Last year I was set the task of learning to surf for a children’s TV show and I was hooked from the second I caught my first wave. I’m now the proud owner of a Cornish-made surfboard and I get a huge thrill, not to mention a hard workout, every time I wade out into the waves. My surfing spot of choice sits next to Pentire: Fistral Beach. The headlands at either end of the beach create some epically powerful waves, but if conditions are beyond my limits, I’m just as content to sit back and watch the pros showing off their skills.
I’m at my happiest surfing at Fistral Beach. We’ve stayed in so many places nearby that I’m surrounded by a whirl of my favourite memories. Fistral Beach Hotel and Spa is one such place and notable for its magnificent sea-view rooms.
In 2008, my then fiancé and I were looking for a wedding venue with a beach-feel and, after discovering the Watergate Bay Hotel, we knew right away that it was where we wanted to tie the knot. With its contemporary decor and panoramic sea view, it ticked all our boxes. The honeymoon suite is the best hotel room I’ve ever stayed in: it oozes luxury with a freestanding roll-top bath in the bedroom’s bay window and a top-notch breakfast from the hotel’s restaurant, Zacry’s. The hotel has undergone many enhancements in recent years – as have the prices, sadly! It now boasts spa facilities and a fabulous infinity pool…it’s my dream haven for some tranquil R&R.
Where to eat?
You can’t go wrong with the fish curry in Rick Stein’s restaurant, which is perfectly positioned right on the dog-friendly Fistral Beach. It has a laidback, casual vibe and is incredibly popular, so be prepared to enjoy a drink while a table becomes available.

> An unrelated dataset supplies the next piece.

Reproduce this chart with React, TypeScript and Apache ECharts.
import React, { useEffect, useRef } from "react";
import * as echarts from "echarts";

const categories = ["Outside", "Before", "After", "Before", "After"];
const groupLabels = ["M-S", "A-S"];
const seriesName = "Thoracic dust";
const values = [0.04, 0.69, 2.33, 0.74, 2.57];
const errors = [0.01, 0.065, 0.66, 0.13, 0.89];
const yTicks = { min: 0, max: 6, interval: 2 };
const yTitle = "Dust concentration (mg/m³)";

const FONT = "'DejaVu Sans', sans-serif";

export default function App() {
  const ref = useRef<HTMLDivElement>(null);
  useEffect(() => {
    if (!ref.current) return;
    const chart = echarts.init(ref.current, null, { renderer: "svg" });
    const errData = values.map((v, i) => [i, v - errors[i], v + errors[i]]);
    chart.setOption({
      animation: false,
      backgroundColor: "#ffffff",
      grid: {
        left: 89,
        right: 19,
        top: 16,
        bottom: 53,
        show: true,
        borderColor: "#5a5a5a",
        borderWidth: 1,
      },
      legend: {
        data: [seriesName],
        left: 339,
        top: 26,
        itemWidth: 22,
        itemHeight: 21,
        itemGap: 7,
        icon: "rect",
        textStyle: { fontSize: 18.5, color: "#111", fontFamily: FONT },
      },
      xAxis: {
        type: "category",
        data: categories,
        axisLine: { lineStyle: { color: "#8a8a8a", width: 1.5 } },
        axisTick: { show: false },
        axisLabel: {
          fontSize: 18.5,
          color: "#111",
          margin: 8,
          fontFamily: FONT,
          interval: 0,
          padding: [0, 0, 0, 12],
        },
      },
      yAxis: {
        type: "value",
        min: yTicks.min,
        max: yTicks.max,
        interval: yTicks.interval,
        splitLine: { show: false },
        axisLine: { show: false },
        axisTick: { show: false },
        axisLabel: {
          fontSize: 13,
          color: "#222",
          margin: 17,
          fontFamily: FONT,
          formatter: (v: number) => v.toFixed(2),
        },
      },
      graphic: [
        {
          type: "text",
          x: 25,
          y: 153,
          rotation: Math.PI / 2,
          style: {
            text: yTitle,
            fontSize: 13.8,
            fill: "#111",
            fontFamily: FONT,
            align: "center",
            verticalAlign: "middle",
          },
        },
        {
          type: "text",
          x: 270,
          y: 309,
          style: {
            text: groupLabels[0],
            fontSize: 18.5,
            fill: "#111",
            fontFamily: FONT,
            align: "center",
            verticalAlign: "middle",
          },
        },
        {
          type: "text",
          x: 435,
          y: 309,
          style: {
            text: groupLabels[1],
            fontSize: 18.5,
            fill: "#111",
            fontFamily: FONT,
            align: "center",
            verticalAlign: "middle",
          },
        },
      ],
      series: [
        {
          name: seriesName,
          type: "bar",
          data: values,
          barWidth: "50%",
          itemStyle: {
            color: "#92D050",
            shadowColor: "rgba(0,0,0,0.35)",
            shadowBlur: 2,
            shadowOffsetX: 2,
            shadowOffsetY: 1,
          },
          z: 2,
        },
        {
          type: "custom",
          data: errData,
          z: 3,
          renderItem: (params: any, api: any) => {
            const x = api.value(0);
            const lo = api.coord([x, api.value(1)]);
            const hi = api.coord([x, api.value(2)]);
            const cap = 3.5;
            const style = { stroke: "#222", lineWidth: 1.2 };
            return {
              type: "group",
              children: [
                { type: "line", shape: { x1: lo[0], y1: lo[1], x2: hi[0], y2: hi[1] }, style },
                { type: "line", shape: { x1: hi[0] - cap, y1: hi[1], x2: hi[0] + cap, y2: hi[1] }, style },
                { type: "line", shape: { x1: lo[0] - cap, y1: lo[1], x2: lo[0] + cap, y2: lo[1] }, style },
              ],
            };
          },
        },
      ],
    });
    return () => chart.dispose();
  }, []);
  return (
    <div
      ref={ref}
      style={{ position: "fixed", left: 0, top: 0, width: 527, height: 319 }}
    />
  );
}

The curry is well worth the wait.
If you’re after a slightly more special night out, I recommend a windswept walk along the coastal path to Lewinnick Lodge. If you’re lucky, you’ll be treated to a spectacular sunset while dining on their delicious food. Just thinking about their seafood linguine makes my mouth water. And remember to keep your eyes peeled for dolphins.
The Camel Trail
If you want a little adventure, head up the Atlantic Highway to Wadebridge where, after hiring bikes, you can pick up the Camel Trail, a disused railway track that will take you to Padstow and beyond if you’re feeling fit. Bikes cost £15 per day to hire. You’re in for a 10-mile return journey, though, but it flies by as there are so many distractions to pedal past, including wonderful views, the pretty banks of wildflowers and plentiful bird life. The whole experience is an absolute joy.
Padstow rivals St Ives as the prettiest fishing port I know, but I suggest you visit out of season, if possible, as you can barely move for tourists in the summer. Once there you can grab an ice-cream at Harbour Ice or a cream tea in Cherry Trees coffee house (cream on top, obviously – you are in Cornwall!), admire local artists’ work in the many galleries and, if you’re prepared to get a bit wet, take a spin around the Camel Estuary in a speedboat. No need to book, it costs £7 per person and you’ll laugh your head off all the way round. Dry off in the breeze as you ride back, then unwind by watching the sun set over the ocean with a cold glass of wine, knowing you’ve done a decent day’s exercise and deserve it… bliss!